The figures, which measure wholesale and other selling prices at businesses, reaffirm the broad view that cost pressures in the production pipeline continue to firm up. Proposed tariffs also threaten to raise costs of imported materials for U.S. manufacturers.
The report showed 0.3% gains in the costs of goods and services. About 70% of the March increase was due to final demand services. Costs for cable and satellite subscriber services jumped 3.6%, the most since January 2009. Expenses also increased for outpatient care, airline services, rail transportation and trucking. Margin costs grew for wholesalers and retailers, the report showed.
Some economists prefer looking at the PPI excluding food, energy and trade services, because it strips out the most volatile components of the inflation gauge.

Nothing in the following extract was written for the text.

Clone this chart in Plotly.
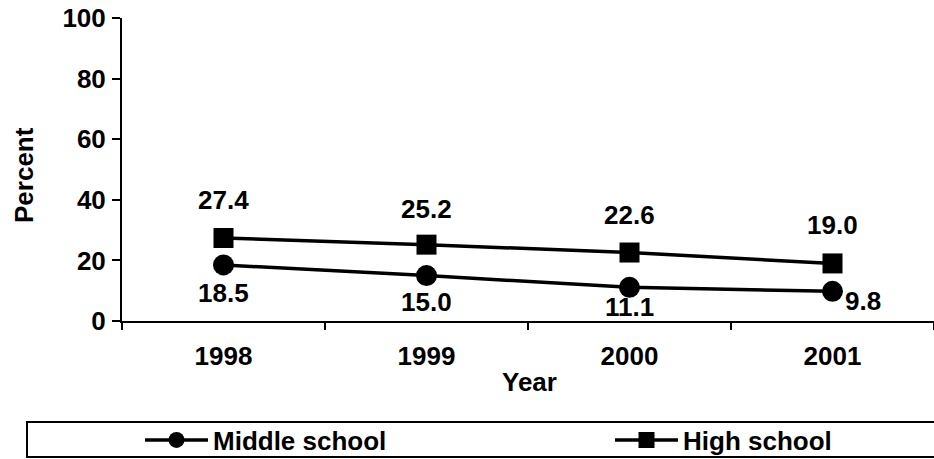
import plotly.graph_objects as go

years = ["1998", "1999", "2000", "2001"]
middle_school = [18.5, 15.0, 11.1, 9.8]
high_school = [27.4, 25.2, 22.6, 19.0]
y_ticks = [0, 20, 40, 60, 80, 100]

FONT = "Liberation Sans, Arial, sans-serif"
FS = 26

# label offsets (px) relative to each marker
ms_offsets = [(0, -28), (0, -26), (0, -20), (30, -10)]
hs_offsets = [(0, 38), (0, 36), (0, 38), (0, 38)]

fig = go.Figure()
fig.add_trace(go.Scatter(
    x=years, y=middle_school, name="Middle school", mode="lines+markers",
    line=dict(color="black", width=3.5),
    marker=dict(symbol="circle", size=21, color="black"),
    legend="legend",
))
fig.add_trace(go.Scatter(
    x=years, y=high_school, name="High school", mode="lines+markers",
    line=dict(color="black", width=3.5),
    marker=dict(symbol="square", size=20, color="black"),
    legend="legend2",
))

lab_font = dict(family=FONT, size=FS, color="black", weight="bold")
annotations = []
for i, (v, (dx, dy)) in enumerate(zip(middle_school, ms_offsets)):
    annotations.append(dict(x=i, y=v, text=f"{v:.1f}", showarrow=False,
                            xshift=dx, yshift=dy, font=lab_font))
for i, (v, (dx, dy)) in enumerate(zip(high_school, hs_offsets)):
    annotations.append(dict(x=i, y=v, text=f"{v:.1f}", showarrow=False,
                            xshift=dx, yshift=dy, font=lab_font))

PW, PH = 812, 303
annotations.append(dict(xref="paper", yref="paper", x=(24 - 122) / PW, y=0.5 - (175 - 169.5) / PH,
                        text="Percent", textangle=-90, showarrow=False,
                        xanchor="center", yanchor="middle", font=lab_font))
annotations.append(dict(xref="paper", yref="paper", x=(529 - 122) / PW, y=(321 - 382) / PH,
                        text="Year", showarrow=False, xanchor="center", yanchor="middle",
                        font=lab_font))

leg_common = dict(orientation="h", xanchor="left", y=(321 - 440) / PH, yanchor="middle",
                  itemwidth=63, bgcolor="rgba(0,0,0,0)", borderwidth=0, font=lab_font)

fig.update_layout(
    width=934, height=459,
    margin=dict(l=122, r=0, t=18, b=459 - 321, autoexpand=False),
    paper_bgcolor="white", plot_bgcolor="white",
    font=lab_font,
    showlegend=True,
    hovermode=False,
    legend=dict(x=(140 - 122) / PW, **leg_common),
    legend2=dict(x=(610 - 122) / PW, **leg_common),
    xaxis=dict(type="category", categoryorder="array", categoryarray=years,
               range=[-0.5, 3.5], tickson="boundaries", ticks="outside",
               ticklen=7, tickwidth=2, tickcolor="black",
               showline=True, linewidth=2, linecolor="black",
               showgrid=False, zeroline=False, ticklabelstandoff=11),
    yaxis=dict(range=[0, 100], tickvals=y_ticks, ticks="outside",
               ticklen=8, tickwidth=2, tickcolor="black",
               showline=True, linewidth=2, linecolor="black",
               showgrid=False, zeroline=False, ticklabelstandoff=1,
               ticklabeloverflow="allow"),
    annotations=annotations,
    shapes=[dict(type="rect", xref="paper", yref="paper",
                 x0=(27 - 122) / PW, x1=(940 - 122) / PW,
                 y0=(321 - 457) / PH, y1=(321 - 422) / PH,
                 line=dict(color="black", width=2), fillcolor="rgba(0,0,0,0)")],
)

fig.write_html("out.html",
               config={"displayModeBar": False},
               post_script="document.body.style.margin='0';document.body.style.overflow='hidden';")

Some other measures show inflation is making progress as the Federal Reserve anticipates. Policymakers raised the benchmark interest rate in March and are expected to lift borrowing costs at least two more times in 2018.
• Excluding food, energy and trade services, producer costs rose 0.4% for a third month.
• Energy prices dropped 2.1%; food costs rose 2.2%, the most since April 2014.
• Prices for final demand transportation and warehousing services increased 0.6%.